For those in the Stockton, CA area, Anthony Le Donne announced on his blog that will part of a public panel discussion at the University of the Pacific on the recent controversy over whether Jesus had a wife.
Le Donne is the author of Historical Jesus: What Can We Know and How Can We Know It?, The Historiographical Jesus: Memory, Typology, and the Son of David, and Jesus, Criteria, and the Demise of Authenticity. He is also one of several biblical scholars who have in recent months been terminated from their positions for transgressing doctrinal parameters, either stated or unstated.
From the university’s website:
The controversy about Jesus’ Wife started in September.
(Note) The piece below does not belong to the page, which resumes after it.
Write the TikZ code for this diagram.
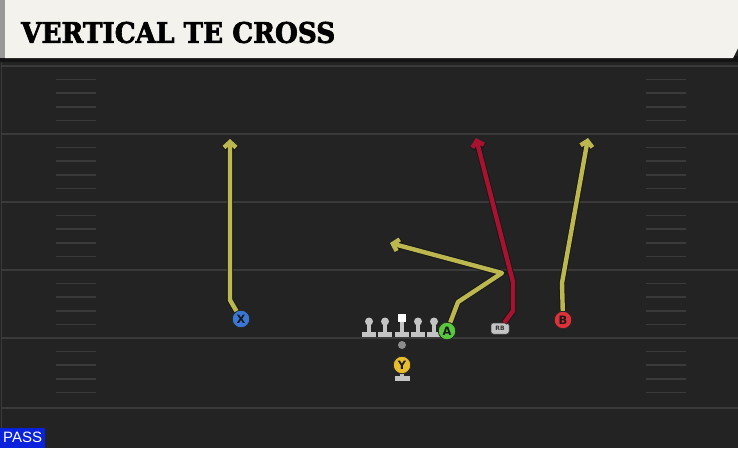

Harvard professor Karen King revealed simultaneously at a scholarly conference in Rome and in interviews with the New York Times and other news outlets that she identified a new papyrus fragment containing the earliest known statement saying that Jesus was married. Since this discovery was announced, some scholars and religious leaders have denounced the so-called “Gospel of Jesus’ Wife” as a likely modern forgery, with some claiming there are hints the handwriting reflected modern techniques not available when the words were penned.
Schroeder said that some of the topics the panel will attempt to approach include:
- What is the Gospel of Jesus’ Wife?
- What does a fourth-century reference to Jesus and his wife mean about early Christianity?
- Is this papyrus a forgery, and if so, why would someone forge an ancient manuscript?
- Could Jesus have been married?
- Why does a text suggesting that Jesus might have had a wife cause so much controversy?
- What does it mean to sexualize Jesus?
The event is sponsored by Pacific’s Department of Religious and Classical Studies, the Pacific Alumni Association, the Humanities Center, Women’s Resource Center at Pacific, Religious and Spiritual Life at Pacific, and Phi Beta Kappa.